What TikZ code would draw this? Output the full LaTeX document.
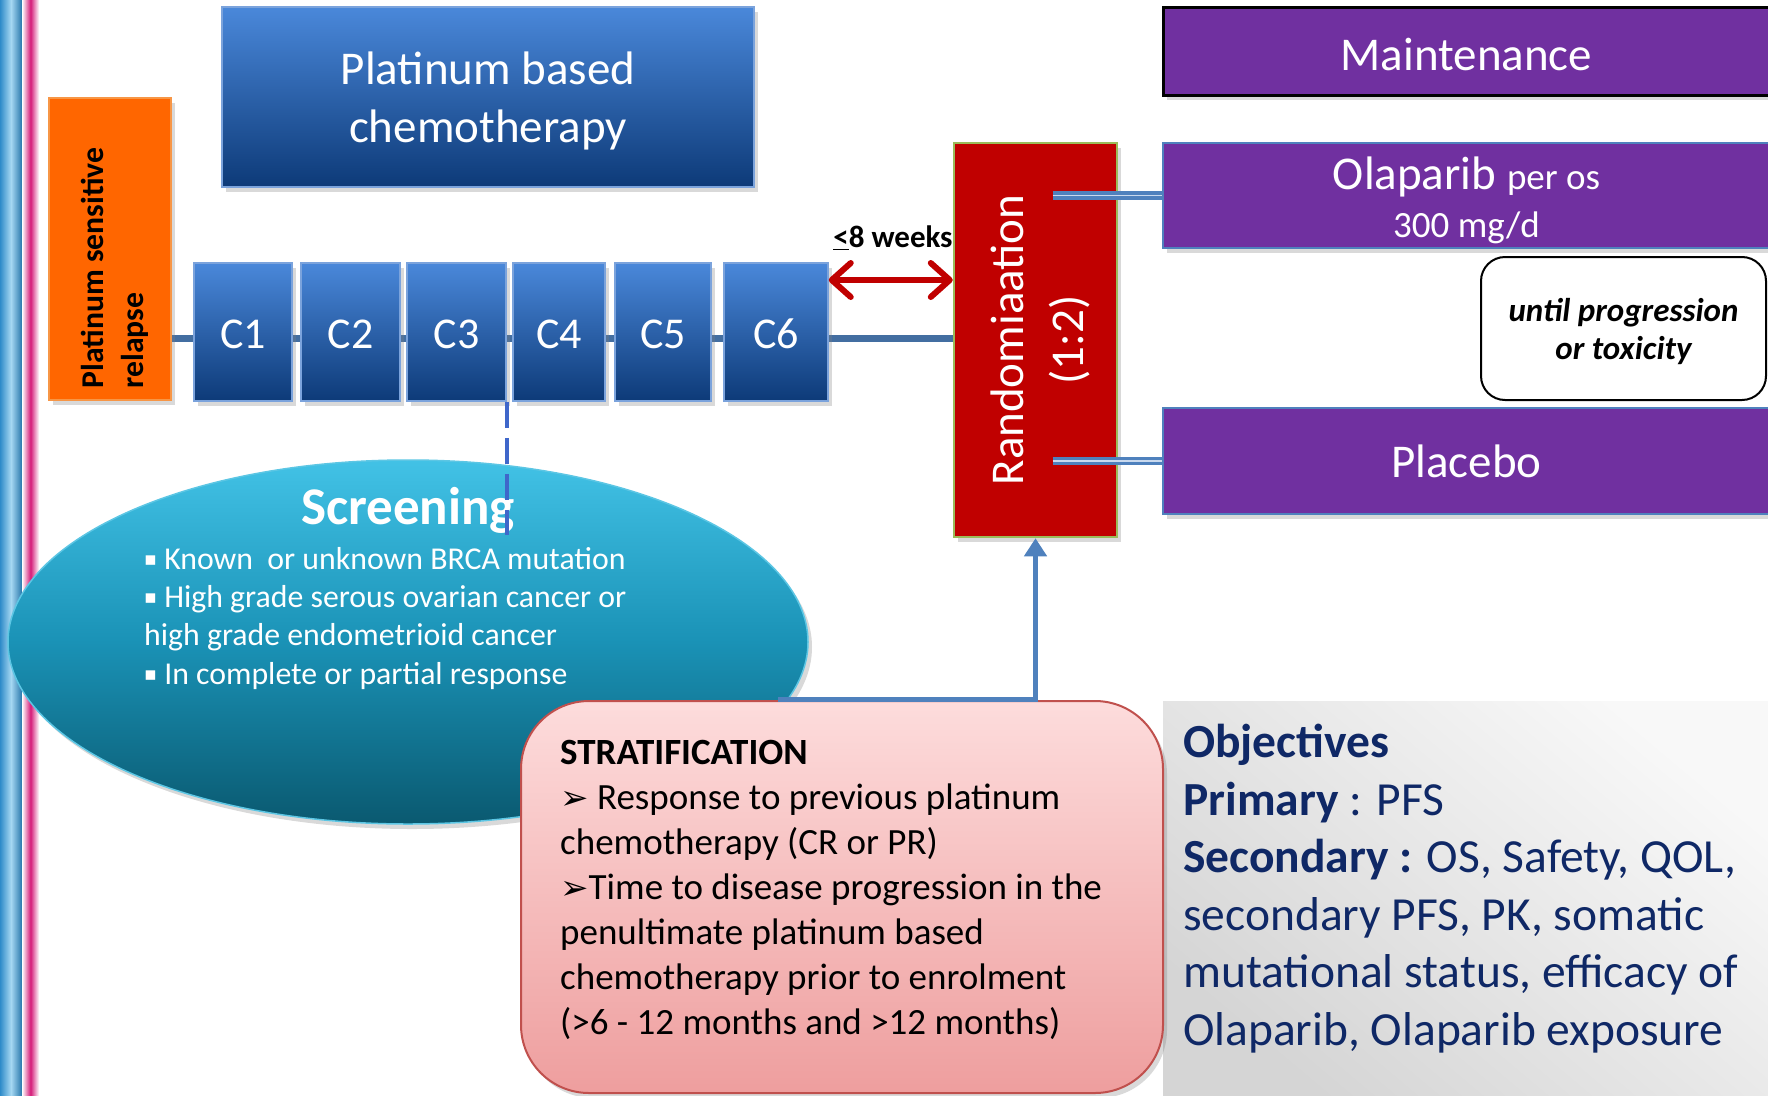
\documentclass[tikz,border=0pt]{standalone}
\usepackage{fontspec}
\setmainfont{Carlito}
\newfontfamily\symfont{DejaVu Sans}
\usetikzlibrary{arrows.meta}
\usetikzlibrary{shadows}
\usetikzlibrary{shapes.geometric, backgrounds, positioning}

\definecolor{relapseorange}{HTML}{FF6600}
\definecolor{relapseedge}{HTML}{F79646}
\definecolor{chemotop}{HTML}{4A88DA}
\definecolor{chemobot}{HTML}{0D3A78}
\definecolor{chemoedge}{HTML}{7BA3DC}
\definecolor{randred}{HTML}{C00000}
\definecolor{randedge}{HTML}{9BBB59}
\definecolor{armpurple}{HTML}{7030A0}
\definecolor{armedge}{HTML}{4F81BD}
\definecolor{linkblue}{HTML}{4F81BD}
\definecolor{linklight}{HTML}{C9D9EE}
\definecolor{screentop}{HTML}{42C2E6}
\definecolor{screenmid}{HTML}{1A92B6}
\definecolor{screenbot}{HTML}{0A5970}
\definecolor{screenedge}{HTML}{5CC6E4}
\definecolor{strattop}{HTML}{FDDCDC}
\definecolor{stratbot}{HTML}{EE9E9E}
\definecolor{stratedge}{HTML}{C0504D}
\definecolor{objtop}{HTML}{F8F8F8}
\definecolor{objbot}{HTML}{D5D5D5}
\definecolor{objtext}{HTML}{0F2866}
\definecolor{barblue}{HTML}{2E8BC9}
\definecolor{barlight}{HTML}{A6D8F2}
\definecolor{barpink}{HTML}{D41B78}

\begin{document}
\begin{tikzpicture}[x=1pt, y=-1pt,
	shadowbox/.style={rectangle, inner sep=0pt, drop shadow={opacity=0.3, shadow xshift=4pt, shadow yshift=-5pt}},
	chemofill/.style={top color=chemotop, bottom color=chemobot, draw=chemoedge, line width=1.5pt},
	cyclebox/.style={shadowbox, chemofill, minimum width=98pt, minimum height=138pt, text=white, text height=33pt, text depth=0pt, font=\fontsize{44}{44}\selectfont},
	armbox/.style={shadowbox, fill=armpurple, draw=armedge, line width=2pt, minimum width=607pt, text=white, font=\fontsize{47}{48}\selectfont},
	armlink/.style={draw=linkblue, line width=3.5pt, double=linklight, double distance=1.5pt},
	trackline/.style={draw=linkblue!85!black, line width=7pt},
	weekarrow/.style={draw=randred, line width=6pt, >={Straight Barb[round, length=19pt, width=34pt]}, <->},
	uplink/.style={draw=linkblue, line width=5pt, -{Triangle[length=18pt, width=22pt]}},
	dashlink/.style={draw=linkblue!80!blue, line width=4pt, dash pattern=on 26pt off 10pt}]
	\useasboundingbox (0,0) rectangle (1768,1095);
%	left bars
	\fill [left color=barblue, right color=barblue!85!black, middle color=barlight] (0,0) rectangle (22,1095);
	\fill [left color=white, right color=white, middle color=barpink] (22,0) rectangle (39,1095);
%	objectives panel
	\node [rectangle, inner sep=0pt, minimum width=605pt, minimum height=394pt, top color=objtop, bottom color=objbot, shading angle=-40] (objpanel) at (1465.5,898) {};
	\node [anchor=north west, inner sep=0pt, align=left, text=objtext, font=\fontsize{47.5}{57.5}\selectfont] (objtext) at (1183,724)
		{\textbf{Objectives}\\\textbf{Primary} : PFS\\\textbf{Secondary :} OS, Safety, QOL,\\secondary PFS, PK, somatic\\mutational status, efficacy of\\Olaparib, Olaparib exposure};
%	relapse and chemotherapy
	\node [shadowbox, fill=relapseorange, draw=relapseedge, line width=1.5pt, minimum width=122pt, minimum height=302pt] (relapse) at (110,249)
		{\rotatebox{90}{\fontsize{31.7}{40}\selectfont\bfseries\raisebox{-5pt}[\height][\depth]{\begin{tabular}{@{}l@{}}Platinum sensitive\\relapse\end{tabular}}\hspace*{38pt}}};
	\node [shadowbox, chemofill, minimum width=532pt, minimum height=180pt, text=white, font=\fontsize{47}{58}\selectfont] (chemo) at (488,97)
		{\raisebox{-5pt}[\height][\depth]{\begin{tabular}{@{}c@{}}Platinum based\\chemotherapy\end{tabular}}};
	\node [cyclebox] (c1) at (243,332) {C1};
	\node [cyclebox, minimum width=99pt] (c2) at (350.5,332) {C2};
	\node [cyclebox, minimum width=99pt] (c3) at (456.5,332) {C3};
	\node [cyclebox, minimum width=92pt] (c4) at (559,332) {C4};
	\node [cyclebox, minimum width=96pt] (c5) at (663,332) {C5};
	\node [cyclebox, minimum width=104pt] (c6) at (776,332) {C6};
	\node [font=\fontsize{31}{31}\selectfont\bfseries] (weeks) at (893,238) {\underline{<}8 weeks};
%	randomisation and arms
	\node [shadowbox, fill=randred, draw=randedge, line width=2.5pt, minimum width=163pt, minimum height=394pt, text=white] (rand) at (1035.5,340)
		{\rotatebox{90}{\fontsize{47}{60}\selectfont\raisebox{-6pt}[\height][\depth]{\begin{tabular}{@{}c@{}}Randomiaation\\(1:2)\end{tabular}}}};
	\node [armbox, draw=black, line width=3pt, minimum height=88pt] (maint) at (1466.5,51) {\raisebox{-4pt}[\height][\depth]{Maintenance}};
	\node [armbox, minimum height=105pt] (olap) at (1466.5,195.5)
		{\raisebox{-8pt}[\height][\depth]{\begin{tabular}{@{}c@{}}Olaparib {\fontsize{37}{48}\selectfont per os}\\{\fontsize{37}{48}\selectfont 300 mg/d}\end{tabular}}};
	\node [armbox, minimum height=106pt] (placebo) at (1466.5,461) {Placebo};
	\node [rectangle, fill=white, draw=black, line width=2pt, rounded corners=24pt, minimum width=285pt, minimum height=143pt, font=\fontsize{33}{38}\selectfont\bfseries\itshape] (until) at (1623.5,328.5)
		{\raisebox{-4pt}[\height][\depth]{\begin{tabular}{@{}c@{}}until progression\\or toxicity\end{tabular}}};
	\coordinate (track) at (0,338);
	\coordinate (wk) at (0,280);
	\begin{scope}[on background layer]
		\draw [trackline] (relapse.east |- track) -- (rand.west |- track);
	\end{scope}
	\draw [weekarrow] (c6.east |- wk) -- (rand.west |- wk);
	\draw [armlink] ([xshift=17pt]rand.center |- olap.west) -- (olap.west);
	\draw [armlink] ([xshift=17pt]rand.center |- placebo.west) -- (placebo.west);
%	screening
	\node [shadowbox, ellipse, top color=screentop, bottom color=screenbot, middle color=screenmid, draw=screenedge, line width=1.5pt, minimum width=800pt, minimum height=364pt] (screen) at (408,642) {};
	\node [text=white, font=\fontsize{53}{53}\selectfont\bfseries] (screentitle) at (408,510) {Screening};
	\node [anchor=north west, inner sep=0pt, align=left, text=white, font=\fontsize{31.8}{38.3}\selectfont] (screenlist) at (144,547)
		{\raisebox{4pt}{\symfont\fontsize{19}{38}\selectfont ▪} Known\ \ or unknown BRCA mutation\\\raisebox{4pt}{\symfont\fontsize{19}{38}\selectfont ▪} High grade serous ovarian cancer or\\high grade endometrioid cancer\\\raisebox{4pt}{\symfont\fontsize{19}{38}\selectfont ▪} In complete or partial response};
	\coordinate (dashend) at (0,535);
	\draw [dashlink] (c3.south east) -- (c3.south east |- dashend);
%	stratification
	\node [shadowbox, top color=strattop, bottom color=stratbot, draw=stratedge, line width=2pt, rounded corners=68pt, minimum width=642pt, minimum height=392pt] (strat) at (842,897) {};
	\node [anchor=north west, inner sep=0pt, align=left, font=\fontsize{37}{45}\selectfont] (strattext) at (560,740)
		{\textbf{STRATIFICATION}\\{\symfont\fontsize{34}{45}\selectfont ➢} Response to previous platinum\\chemotherapy (CR or PR)\\{\symfont\fontsize{34}{45}\selectfont ➢}Time to disease progression in the\\penultimate platinum based\\chemotherapy prior to enrolment\\(>6 - 12 months and >12 months)};
	\coordinate (stratlink) at (778,699);
	\draw [uplink] (stratlink) -| (rand.south);
\end{tikzpicture}
\end{document}
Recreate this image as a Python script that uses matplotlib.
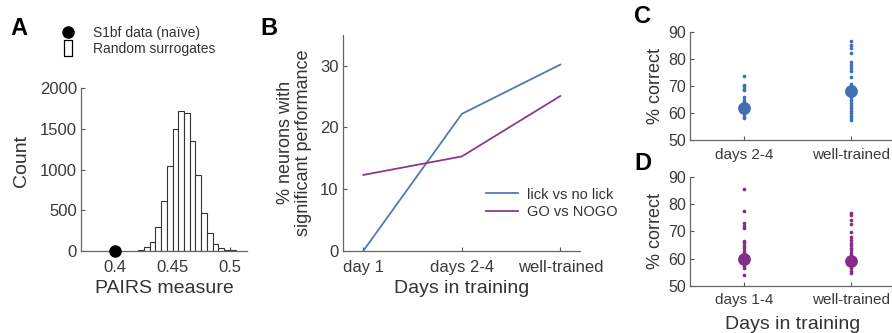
import numpy as np
import matplotlib
matplotlib.use('Agg')
import matplotlib.pyplot as plt
from matplotlib.lines import Line2D

plt.rcParams['font.family'] = ['Liberation Sans', 'DejaVu Sans']
plt.rcParams['text.color'] = '#333333'
plt.rcParams['axes.labelcolor'] = '#333333'
plt.rcParams['xtick.color'] = '#555555'
plt.rcParams['ytick.color'] = '#555555'
plt.rcParams['xtick.labelcolor'] = '#3a3a3a'
plt.rcParams['ytick.labelcolor'] = '#3a3a3a'

# --- Panel A: surrogate histogram ---
bin_left = [0.420, 0.425, 0.430, 0.435, 0.440, 0.445, 0.450, 0.455,
            0.460, 0.465, 0.470, 0.475, 0.480, 0.485, 0.490, 0.495, 0.500]
counts = [8, 50, 111, 296, 612, 1043, 1495, 1720,
          1692, 1355, 932, 468, 222, 82, 30, 10, 5]
bin_width = 0.005
s1bf_value = 0.4

# --- Panel B: % neurons with significant performance ---
stages_b = ['day 1', 'days 2-4', 'well-trained']
lick_pct = [0.0, 22.2, 30.2]
gonogo_pct = [12.3, 15.3, 25.1]

# --- Panel C: % correct (lick vs no lick) ---
labels_c = ['days 2-4', 'well-trained']
c_early = [73.8, 70.6, 70.0, 69.1, 68.5, 65.8, 65.0, 64.2, 63.3, 60.5, 59.6, 58.6, 58.1]
c_late = [86.9, 85.3, 84.0, 82.4, 78.8, 77.7, 76.6, 75.8, 73.3, 70.8, 69.8,
          65.8, 64.9, 63.6, 62.6, 61.8, 60.8, 59.9, 58.9, 58.1, 57.4]
c_means = [62.0, 68.3]

# --- Panel D: % correct (GO vs NOGO) ---
labels_d = ['days 1-4', 'well-trained']
d_early = [85.6, 77.6, 72.9, 72.1, 71.1, 66.5, 65.6, 64.6, 63.8, 62.9, 62.0, 61.0,
           58.2, 57.3, 56.5, 54.0]
d_late = [76.9, 75.9, 74.3, 72.6, 69.9, 67.8, 66.8, 65.8, 64.9, 64.0, 63.1, 62.2,
          61.3, 57.5, 56.6, 55.6, 54.8]
d_means = [59.8, 59.3]

BLUE = '#5079b9'
PURPLE = '#893a8e'
DOT_BLUE = '#3f6fb5'
DOT_PURPLE = '#852c88'
SPINE = '#666666'

fig = plt.figure(figsize=(8.92, 3.33), dpi=100)


def style_axes(ax, xsize, ysize, xpad):
    for side in ['top', 'right']:
        ax.spines[side].set_visible(False)
    for side in ['left', 'bottom']:
        ax.spines[side].set_color(SPINE)
        ax.spines[side].set_linewidth(0.9)
    ax.tick_params(direction='in', length=3, width=0.8)
    ax.tick_params(axis='x', labelsize=xsize, pad=xpad)
    ax.tick_params(axis='y', labelsize=ysize, pad=3)


# Panel A
axA = fig.add_axes([0.0908, 0.2471, 0.1861, 0.4877])
axA.bar(bin_left, counts, width=bin_width, align='edge', facecolor='white',
        edgecolor='#333333', linewidth=0.8, zorder=2)
axA.plot([s1bf_value], [0], 'o', color='black', markersize=8, clip_on=False, zorder=4)
axA.set_xlim(0.37, 0.515)
axA.set_ylim(0, 2000)
axA.set_xticks([0.4, 0.45, 0.5])
axA.set_xticklabels(['0.4', '0.45', '0.5'])
axA.set_yticks([0, 500, 1000, 1500, 2000])
axA.set_xlabel('PAIRS measure', fontsize=14, labelpad=3)
axA.set_ylabel('Count', fontsize=14, labelpad=5)
axA.yaxis.set_label_coords(-0.31, 0.55)
style_axes(axA, 12, 12, 7)

rect_marker = [(-0.5, -1.0), (0.5, -1.0), (0.5, 1.0), (-0.5, 1.0), (-0.5, -1.0)]
handles_a = [
    Line2D([], [], linestyle='none', marker='o', color='black', markersize=8),
    Line2D([], [], linestyle='none', marker=rect_marker, markerfacecolor='white',
           markeredgecolor='black', markeredgewidth=0.9, markersize=11),
]
fig.legend(handles_a, ['S1bf data (na\u00efve)', 'Random surrogates'],
           loc='upper left', bbox_to_anchor=(0.062, 0.94), frameon=False,
           fontsize=10, handlelength=1.0, handletextpad=1.3, labelspacing=0.2,
           borderaxespad=0)

# Panel B
axB = fig.add_axes([0.3842, 0.2471, 0.2660, 0.6477])
xb = np.arange(1, len(stages_b) + 1)
axB.plot(xb, lick_pct, color=BLUE, linewidth=1.3, label='lick vs no lick')
axB.plot(xb, gonogo_pct, color=PURPLE, linewidth=1.3, label='GO vs NOGO')
axB.set_xlim(0.79, 3.2)
axB.set_ylim(0, 35)
axB.set_xticks(xb)
axB.set_xticklabels(stages_b)
axB.set_yticks([0, 10, 20, 30])
axB.set_xlabel('Days in training', fontsize=14, labelpad=3)
axB.set_ylabel('% neurons with\nsignificant performance', fontsize=13, labelpad=6,
               linespacing=1.05)
style_axes(axB, 12, 12, 7)
axB.legend(loc='upper left', bbox_to_anchor=(0.58, 0.32), frameon=False,
           fontsize=10.5, handlelength=2.2, handletextpad=0.6, labelspacing=0.25,
           borderaxespad=0)


def dot_panel(ax, early, late, means, color, labels, xpad):
    for i, vals in enumerate([early, late]):
        ax.scatter(np.full(len(vals), i + 1), vals, s=7, color=color,
                   linewidths=0, zorder=2)
    ax.scatter([1, 2], means, s=85, color=color, linewidths=0, zorder=3)
    ax.set_xlim(0.5, 2.5)
    ax.set_ylim(50, 90)
    ax.set_xticks([1, 2])
    ax.set_xticklabels(labels)
    ax.set_yticks([50, 60, 70, 80, 90])
    ax.set_ylabel('% correct', fontsize=13, labelpad=3)
    style_axes(ax, 11, 11.5, xpad)


axC = fig.add_axes([0.7735, 0.5796, 0.2410, 0.3234])
dot_panel(axC, c_early, c_late, c_means, DOT_BLUE, labels_c, 6)

axD = fig.add_axes([0.7735, 0.1411, 0.2410, 0.3282])
dot_panel(axD, d_early, d_late, d_means, DOT_PURPLE, labels_d, 5)
fig.text(0.889, 0.0, 'Days in training', fontsize=14, ha='center', va='bottom')

# panel letters
for letter, x, y in [('A', 0.012, 0.88), ('B', 0.292, 0.88),
                     ('C', 0.711, 0.916), ('D', 0.711, 0.475)]:
    fig.text(x, y, letter, fontsize=17, fontweight='bold', color='black',
             ha='left', va='bottom')

fig.savefig('out.png', dpi=100)
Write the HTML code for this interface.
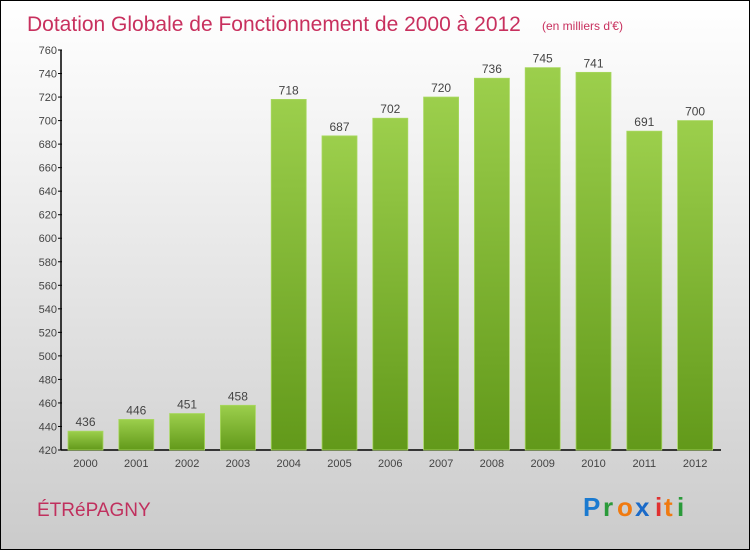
<!DOCTYPE html>
<html><head><meta charset="utf-8"><style>
body{margin:0}
#c{position:relative;width:748px;height:548px;border:1px solid #000;background:linear-gradient(#fff,#f3f3f3 25%,#cbcbcb);font-family:"Liberation Sans",sans-serif;overflow:hidden}
</style></head><body>
<div id="c">
<svg width="748" height="548" id="svg">
<defs>
<linearGradient id="g" x1="0" y1="0" x2="0" y2="1"><stop offset="0" stop-color="#9ccf4c"/><stop offset="1" stop-color="#62991a"/></linearGradient>
</defs>
<text x="26" y="30" font-size="21" fill="#c8305e">Dotation Globale de Fonctionnement de 2000 à 2012</text>
<text x="541" y="29" font-size="12" fill="#c8305e">(en milliers d'€)</text>
<text x="36" y="515" font-size="19" fill="#c0305e">ÉTRéPAGNY</text>
<g font-size="26" font-weight="bold">
<text x="582" y="515" fill="#1a7ad0">P</text><text x="602" y="515" fill="#2a9a3a">r</text><text x="616" y="515" fill="#f07a10">o</text><text x="634" y="515" fill="#1a6ac8">x</text><text x="654" y="515" fill="#e03030">i</text><text x="663" y="515" fill="#f07a10">t</text><text x="676" y="515" fill="#2a9a3a">i</text>
</g>
<g id="plot"></g>
</svg>
</div>
<script>
const years=["2000","2001","2002","2003","2004","2005","2006","2007","2008","2009","2010","2011","2012"];
const values=[436,446,451,458,718,687,702,720,736,745,741,691,700];
const yTicks=[420,440,460,480,500,520,540,560,580,600,620,640,660,680,700,720,740,760];
const NS="http://www.w3.org/2000/svg";
const g=document.getElementById('plot');
const y0=449,y1=49,vmin=420,vmax=760;
const yS=v=>y0-(v-vmin)/(vmax-vmin)*(y0-y1);
const x0=67,step=50.8,bw=35;
const xS=i=>x0+i*step;
function mk(t,a){const e=document.createElementNS(NS,t);for(const k in a)e.setAttribute(k,a[k]);g.appendChild(e);return e;}
let ax=mk('line',{x1:60,y1:y0,x2:60,y2:y1,stroke:'#000','stroke-width':1.5});


let bx=mk('line',{x1:60,y1:y0,x2:720,y2:y0,stroke:'#000','stroke-width':1.5});


yTicks.forEach(v=>{
 const y=yS(v);
 const tk=mk('line',{x1:57,x2:61,y1:y,y2:y,stroke:'#000'});
 
 
 const t=mk('text',{x:56,y:y+4,'font-size':11,fill:'#444','text-anchor':'end'});
 t.textContent=v;
 
 
});
values.forEach((v,i)=>{
 const x=xS(i),y=yS(v);
 const r=mk('rect',{x:x,y:y,width:bw,height:y0-y,fill:'url(#g)',stroke:'#a8d860','stroke-width':0.8});
 
 
 const t=mk('text',{x:x+bw/2,y:y-5,'font-size':12,fill:'#444','text-anchor':'middle'});
 t.textContent=v;
 
 
 const l=mk('text',{x:x+bw/2,y:466,'font-size':11,fill:'#444','text-anchor':'middle'});
 l.textContent=years[i];
 
 
});
</script>
</body></html>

= = = = = = =

Given instruction
Only the lines from the one holding "Recreate this image" to the one holding "plt.rcParams['ytick.labelcolor'] = '#3a3a3a'" should be returned, both included and exactly as written, with no pictures.

Answer
Recreate this image as a Python script that uses matplotlib.
import numpy as np
import matplotlib
matplotlib.use('Agg')
import matplotlib.pyplot as plt
from matplotlib.lines import Line2D

plt.rcParams['font.family'] = ['Liberation Sans', 'DejaVu Sans']
plt.rcParams['text.color'] = '#333333'
plt.rcParams['axes.labelcolor'] = '#333333'
plt.rcParams['xtick.color'] = '#555555'
plt.rcParams['ytick.color'] = '#555555'
plt.rcParams['xtick.labelcolor'] = '#3a3a3a'
plt.rcParams['ytick.labelcolor'] = '#3a3a3a'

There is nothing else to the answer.